- What you need to do
Repeat what the lines below say, word for word, and skip every image.

- Source excerpt
────────
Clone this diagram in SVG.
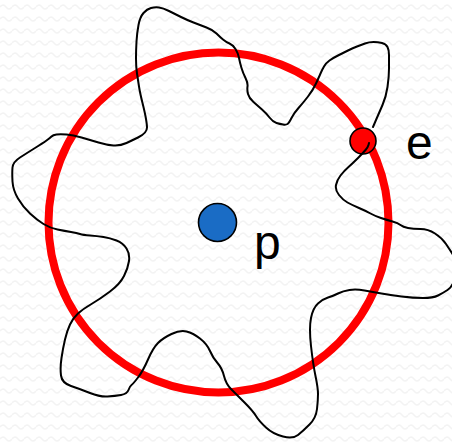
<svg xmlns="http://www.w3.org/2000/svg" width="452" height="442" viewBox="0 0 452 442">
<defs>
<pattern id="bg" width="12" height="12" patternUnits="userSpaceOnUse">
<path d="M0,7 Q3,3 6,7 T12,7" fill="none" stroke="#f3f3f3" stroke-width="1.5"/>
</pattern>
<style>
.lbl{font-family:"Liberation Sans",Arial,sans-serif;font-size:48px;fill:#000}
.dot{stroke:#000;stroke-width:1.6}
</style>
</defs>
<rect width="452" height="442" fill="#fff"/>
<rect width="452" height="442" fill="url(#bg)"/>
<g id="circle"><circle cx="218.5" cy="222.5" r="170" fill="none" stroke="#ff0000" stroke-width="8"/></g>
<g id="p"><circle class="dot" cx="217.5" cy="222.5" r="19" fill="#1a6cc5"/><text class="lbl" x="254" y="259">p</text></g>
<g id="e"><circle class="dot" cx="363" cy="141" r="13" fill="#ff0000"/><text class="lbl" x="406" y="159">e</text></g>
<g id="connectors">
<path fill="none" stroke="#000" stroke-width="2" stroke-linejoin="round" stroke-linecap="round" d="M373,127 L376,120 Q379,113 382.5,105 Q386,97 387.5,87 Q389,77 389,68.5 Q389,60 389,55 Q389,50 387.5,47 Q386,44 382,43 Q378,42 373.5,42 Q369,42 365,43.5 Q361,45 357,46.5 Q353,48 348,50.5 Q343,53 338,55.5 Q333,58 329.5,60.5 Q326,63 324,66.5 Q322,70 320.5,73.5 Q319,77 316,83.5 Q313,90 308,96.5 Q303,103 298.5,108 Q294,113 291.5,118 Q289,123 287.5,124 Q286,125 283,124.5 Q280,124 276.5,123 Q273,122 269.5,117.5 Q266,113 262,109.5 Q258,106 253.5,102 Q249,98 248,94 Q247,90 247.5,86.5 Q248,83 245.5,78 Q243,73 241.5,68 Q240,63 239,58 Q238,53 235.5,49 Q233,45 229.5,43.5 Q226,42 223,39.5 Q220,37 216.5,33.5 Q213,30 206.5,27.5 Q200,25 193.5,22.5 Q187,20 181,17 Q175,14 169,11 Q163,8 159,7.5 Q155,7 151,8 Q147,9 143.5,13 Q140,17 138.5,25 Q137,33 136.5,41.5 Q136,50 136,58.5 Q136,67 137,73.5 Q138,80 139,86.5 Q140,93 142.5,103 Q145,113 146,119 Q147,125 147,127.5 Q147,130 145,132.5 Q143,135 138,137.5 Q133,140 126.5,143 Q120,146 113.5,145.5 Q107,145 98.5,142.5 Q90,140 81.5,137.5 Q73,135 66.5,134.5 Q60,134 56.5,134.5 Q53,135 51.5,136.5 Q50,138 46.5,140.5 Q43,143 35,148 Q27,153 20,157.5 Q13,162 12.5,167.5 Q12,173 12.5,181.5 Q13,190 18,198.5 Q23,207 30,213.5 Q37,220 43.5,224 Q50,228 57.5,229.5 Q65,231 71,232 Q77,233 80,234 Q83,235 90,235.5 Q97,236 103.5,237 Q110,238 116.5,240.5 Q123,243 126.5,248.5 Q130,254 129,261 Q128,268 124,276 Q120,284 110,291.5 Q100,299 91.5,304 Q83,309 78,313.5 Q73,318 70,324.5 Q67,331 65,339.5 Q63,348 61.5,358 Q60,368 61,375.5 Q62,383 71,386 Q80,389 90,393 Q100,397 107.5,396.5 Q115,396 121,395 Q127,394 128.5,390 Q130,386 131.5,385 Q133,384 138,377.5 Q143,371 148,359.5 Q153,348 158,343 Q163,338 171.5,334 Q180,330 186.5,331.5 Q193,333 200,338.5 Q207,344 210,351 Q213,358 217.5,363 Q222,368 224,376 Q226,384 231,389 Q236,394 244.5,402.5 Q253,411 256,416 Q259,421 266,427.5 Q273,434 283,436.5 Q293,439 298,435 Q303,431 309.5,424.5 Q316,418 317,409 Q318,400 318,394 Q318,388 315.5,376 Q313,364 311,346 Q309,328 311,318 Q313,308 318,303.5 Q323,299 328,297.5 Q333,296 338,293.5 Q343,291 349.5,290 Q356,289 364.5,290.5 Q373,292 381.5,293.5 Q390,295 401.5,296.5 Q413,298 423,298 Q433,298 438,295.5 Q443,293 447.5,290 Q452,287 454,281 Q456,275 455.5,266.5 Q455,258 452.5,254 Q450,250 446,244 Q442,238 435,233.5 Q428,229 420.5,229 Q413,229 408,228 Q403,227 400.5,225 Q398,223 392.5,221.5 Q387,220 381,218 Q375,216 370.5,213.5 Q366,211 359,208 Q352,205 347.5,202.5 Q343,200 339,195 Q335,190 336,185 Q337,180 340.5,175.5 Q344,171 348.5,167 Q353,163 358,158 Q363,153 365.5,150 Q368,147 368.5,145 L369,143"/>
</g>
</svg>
────────
- Worked solution
Clone this diagram in SVG.
<svg xmlns="http://www.w3.org/2000/svg" width="452" height="442" viewBox="0 0 452 442">
<defs>
<pattern id="bg" width="12" height="12" patternUnits="userSpaceOnUse">
<path d="M0,7 Q3,3 6,7 T12,7" fill="none" stroke="#f3f3f3" stroke-width="1.5"/>
</pattern>
<style>
.lbl{font-family:"Liberation Sans",Arial,sans-serif;font-size:48px;fill:#000}
.dot{stroke:#000;stroke-width:1.6}
</style>
</defs>
<rect width="452" height="442" fill="#fff"/>
<rect width="452" height="442" fill="url(#bg)"/>
<g id="circle"><circle cx="218.5" cy="222.5" r="170" fill="none" stroke="#ff0000" stroke-width="8"/></g>
<g id="p"><circle class="dot" cx="217.5" cy="222.5" r="19" fill="#1a6cc5"/><text class="lbl" x="254" y="259">p</text></g>
<g id="e"><circle class="dot" cx="363" cy="141" r="13" fill="#ff0000"/><text class="lbl" x="406" y="159">e</text></g>
<g id="connectors">
<path fill="none" stroke="#000" stroke-width="2" stroke-linejoin="round" stroke-linecap="round" d="M373,127 L376,120 Q379,113 382.5,105 Q386,97 387.5,87 Q389,77 389,68.5 Q389,60 389,55 Q389,50 387.5,47 Q386,44 382,43 Q378,42 373.5,42 Q369,42 365,43.5 Q361,45 357,46.5 Q353,48 348,50.5 Q343,53 338,55.5 Q333,58 329.5,60.5 Q326,63 324,66.5 Q322,70 320.5,73.5 Q319,77 316,83.5 Q313,90 308,96.5 Q303,103 298.5,108 Q294,113 291.5,118 Q289,123 287.5,124 Q286,125 283,124.5 Q280,124 276.5,123 Q273,122 269.5,117.5 Q266,113 262,109.5 Q258,106 253.5,102 Q249,98 248,94 Q247,90 247.5,86.5 Q248,83 245.5,78 Q243,73 241.5,68 Q240,63 239,58 Q238,53 235.5,49 Q233,45 229.5,43.5 Q226,42 223,39.5 Q220,37 216.5,33.5 Q213,30 206.5,27.5 Q200,25 193.5,22.5 Q187,20 181,17 Q175,14 169,11 Q163,8 159,7.5 Q155,7 151,8 Q147,9 143.5,13 Q140,17 138.5,25 Q137,33 136.5,41.5 Q136,50 136,58.5 Q136,67 137,73.5 Q138,80 139,86.5 Q140,93 142.5,103 Q145,113 146,119 Q147,125 147,127.5 Q147,130 145,132.5 Q143,135 138,137.5 Q133,140 126.5,143 Q120,146 113.5,145.5 Q107,145 98.5,142.5 Q90,140 81.5,137.5 Q73,135 66.5,134.5 Q60,134 56.5,134.5 Q53,135 51.5,136.5 Q50,138 46.5,140.5 Q43,143 35,148 Q27,153 20,157.5 Q13,162 12.5,167.5 Q12,173 12.5,181.5 Q13,190 18,198.5 Q23,207 30,213.5 Q37,220 43.5,224 Q50,228 57.5,229.5 Q65,231 71,232 Q77,233 80,234 Q83,235 90,235.5 Q97,236 103.5,237 Q110,238 116.5,240.5 Q123,243 126.5,248.5 Q130,254 129,261 Q128,268 124,276 Q120,284 110,291.5 Q100,299 91.5,304 Q83,309 78,313.5 Q73,318 70,324.5 Q67,331 65,339.5 Q63,348 61.5,358 Q60,368 61,375.5 Q62,383 71,386 Q80,389 90,393 Q100,397 107.5,396.5 Q115,396 121,395 Q127,394 128.5,390 Q130,386 131.5,385 Q133,384 138,377.5 Q143,371 148,359.5 Q153,348 158,343 Q163,338 171.5,334 Q180,330 186.5,331.5 Q193,333 200,338.5 Q207,344 210,351 Q213,358 217.5,363 Q222,368 224,376 Q226,384 231,389 Q236,394 244.5,402.5 Q253,411 256,416 Q259,421 266,427.5 Q273,434 283,436.5 Q293,439 298,435 Q303,431 309.5,424.5 Q316,418 317,409 Q318,400 318,394 Q318,388 315.5,376 Q313,364 311,346 Q309,328 311,318 Q313,308 318,303.5 Q323,299 328,297.5 Q333,296 338,293.5 Q343,291 349.5,290 Q356,289 364.5,290.5 Q373,292 381.5,293.5 Q390,295 401.5,296.5 Q413,298 423,298 Q433,298 438,295.5 Q443,293 447.5,290 Q452,287 454,281 Q456,275 455.5,266.5 Q455,258 452.5,254 Q450,250 446,244 Q442,238 435,233.5 Q428,229 420.5,229 Q413,229 408,228 Q403,227 400.5,225 Q398,223 392.5,221.5 Q387,220 381,218 Q375,216 370.5,213.5 Q366,211 359,208 Q352,205 347.5,202.5 Q343,200 339,195 Q335,190 336,185 Q337,180 340.5,175.5 Q344,171 348.5,167 Q353,163 358,158 Q363,153 365.5,150 Q368,147 368.5,145 L369,143"/>
</g>
</svg>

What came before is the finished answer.